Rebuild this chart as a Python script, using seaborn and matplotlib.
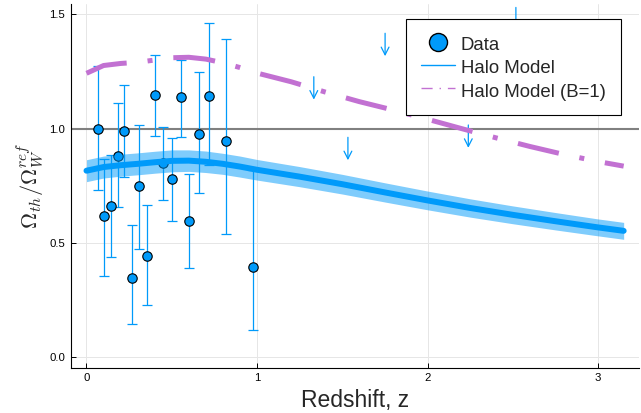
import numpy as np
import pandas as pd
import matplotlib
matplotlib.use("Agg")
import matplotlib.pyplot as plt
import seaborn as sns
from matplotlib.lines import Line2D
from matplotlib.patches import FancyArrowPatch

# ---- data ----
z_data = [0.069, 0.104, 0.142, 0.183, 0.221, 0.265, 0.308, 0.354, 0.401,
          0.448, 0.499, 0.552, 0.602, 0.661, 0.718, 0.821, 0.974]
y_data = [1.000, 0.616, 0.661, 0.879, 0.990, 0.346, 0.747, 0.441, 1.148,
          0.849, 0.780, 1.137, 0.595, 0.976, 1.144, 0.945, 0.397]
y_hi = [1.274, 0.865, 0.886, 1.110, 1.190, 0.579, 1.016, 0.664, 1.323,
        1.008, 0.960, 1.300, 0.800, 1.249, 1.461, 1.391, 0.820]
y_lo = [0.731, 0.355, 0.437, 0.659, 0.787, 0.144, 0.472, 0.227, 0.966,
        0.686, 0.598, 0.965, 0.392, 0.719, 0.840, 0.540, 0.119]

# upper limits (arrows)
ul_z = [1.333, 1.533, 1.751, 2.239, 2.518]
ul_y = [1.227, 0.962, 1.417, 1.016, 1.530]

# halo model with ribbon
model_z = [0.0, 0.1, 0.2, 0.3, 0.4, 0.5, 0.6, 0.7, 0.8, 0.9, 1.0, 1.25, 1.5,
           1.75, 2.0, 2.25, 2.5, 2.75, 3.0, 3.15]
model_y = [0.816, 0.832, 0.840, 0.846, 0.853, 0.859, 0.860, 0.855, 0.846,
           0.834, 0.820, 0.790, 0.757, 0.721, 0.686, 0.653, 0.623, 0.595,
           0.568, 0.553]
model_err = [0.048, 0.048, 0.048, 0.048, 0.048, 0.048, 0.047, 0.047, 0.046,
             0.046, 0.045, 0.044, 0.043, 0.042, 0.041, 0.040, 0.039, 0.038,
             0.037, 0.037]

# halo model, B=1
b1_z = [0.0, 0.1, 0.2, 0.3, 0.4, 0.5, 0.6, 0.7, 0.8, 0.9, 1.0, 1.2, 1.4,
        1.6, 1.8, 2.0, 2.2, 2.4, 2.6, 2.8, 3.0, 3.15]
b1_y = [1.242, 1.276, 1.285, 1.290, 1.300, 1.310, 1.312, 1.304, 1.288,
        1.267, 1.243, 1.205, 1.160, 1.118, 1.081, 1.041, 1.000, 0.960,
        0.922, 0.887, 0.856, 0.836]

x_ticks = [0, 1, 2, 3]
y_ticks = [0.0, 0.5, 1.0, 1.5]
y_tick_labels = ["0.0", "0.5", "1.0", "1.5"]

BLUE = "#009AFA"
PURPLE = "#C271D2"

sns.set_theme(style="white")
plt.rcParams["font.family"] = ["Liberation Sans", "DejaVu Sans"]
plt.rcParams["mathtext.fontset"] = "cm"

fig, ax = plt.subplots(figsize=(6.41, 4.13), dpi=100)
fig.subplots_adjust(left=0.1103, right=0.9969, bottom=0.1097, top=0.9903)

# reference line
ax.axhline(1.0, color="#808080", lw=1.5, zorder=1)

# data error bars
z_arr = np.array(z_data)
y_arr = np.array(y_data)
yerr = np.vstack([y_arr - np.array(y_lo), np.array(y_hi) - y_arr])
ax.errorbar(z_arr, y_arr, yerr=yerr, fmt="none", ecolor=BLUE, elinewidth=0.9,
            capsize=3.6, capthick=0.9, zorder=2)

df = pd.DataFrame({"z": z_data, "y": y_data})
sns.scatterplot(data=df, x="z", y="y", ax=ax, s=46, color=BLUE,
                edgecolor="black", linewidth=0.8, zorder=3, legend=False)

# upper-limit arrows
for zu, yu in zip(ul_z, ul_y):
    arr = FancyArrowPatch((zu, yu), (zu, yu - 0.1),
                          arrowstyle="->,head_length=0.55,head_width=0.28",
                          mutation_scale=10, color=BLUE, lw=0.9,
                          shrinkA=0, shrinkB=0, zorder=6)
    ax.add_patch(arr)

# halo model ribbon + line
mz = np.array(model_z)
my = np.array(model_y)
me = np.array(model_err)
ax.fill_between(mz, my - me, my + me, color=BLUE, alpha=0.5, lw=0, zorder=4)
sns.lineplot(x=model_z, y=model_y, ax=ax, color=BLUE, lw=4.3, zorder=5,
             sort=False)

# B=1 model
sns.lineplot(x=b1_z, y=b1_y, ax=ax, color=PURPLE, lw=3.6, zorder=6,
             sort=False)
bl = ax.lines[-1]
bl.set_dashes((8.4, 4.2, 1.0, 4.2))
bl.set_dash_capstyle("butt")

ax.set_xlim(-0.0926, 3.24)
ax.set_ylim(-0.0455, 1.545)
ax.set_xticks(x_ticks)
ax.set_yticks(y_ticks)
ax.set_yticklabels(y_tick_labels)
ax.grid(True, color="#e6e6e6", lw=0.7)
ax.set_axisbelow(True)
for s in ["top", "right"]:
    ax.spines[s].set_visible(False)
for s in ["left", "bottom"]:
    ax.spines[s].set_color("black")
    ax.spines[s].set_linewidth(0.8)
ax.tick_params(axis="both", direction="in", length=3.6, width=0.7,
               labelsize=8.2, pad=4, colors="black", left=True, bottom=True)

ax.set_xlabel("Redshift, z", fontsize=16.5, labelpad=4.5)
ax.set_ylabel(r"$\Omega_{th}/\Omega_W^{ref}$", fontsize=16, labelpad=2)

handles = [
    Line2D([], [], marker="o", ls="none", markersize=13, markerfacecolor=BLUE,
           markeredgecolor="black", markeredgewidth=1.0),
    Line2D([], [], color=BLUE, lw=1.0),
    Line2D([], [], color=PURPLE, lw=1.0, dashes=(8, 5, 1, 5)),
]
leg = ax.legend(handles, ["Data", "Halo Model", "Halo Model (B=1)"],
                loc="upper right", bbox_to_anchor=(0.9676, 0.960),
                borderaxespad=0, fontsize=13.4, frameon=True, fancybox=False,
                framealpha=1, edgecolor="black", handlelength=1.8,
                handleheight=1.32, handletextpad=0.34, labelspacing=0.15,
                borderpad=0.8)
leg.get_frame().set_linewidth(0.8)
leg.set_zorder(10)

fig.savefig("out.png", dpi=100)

□ □ □

→ Stated task
Set down again, exactly, the lines of the material above from its first line to the one with "from matplotlib.patches import", inclusive. Leave the pictures out.

→ Solution to this exercise
Rebuild this chart as a Python script, using seaborn and matplotlib.
import numpy as np
import pandas as pd
import matplotlib
matplotlib.use("Agg")
import matplotlib.pyplot as plt
import seaborn as sns
from matplotlib.lines import Line2D
from matplotlib.patches import FancyArrowPatch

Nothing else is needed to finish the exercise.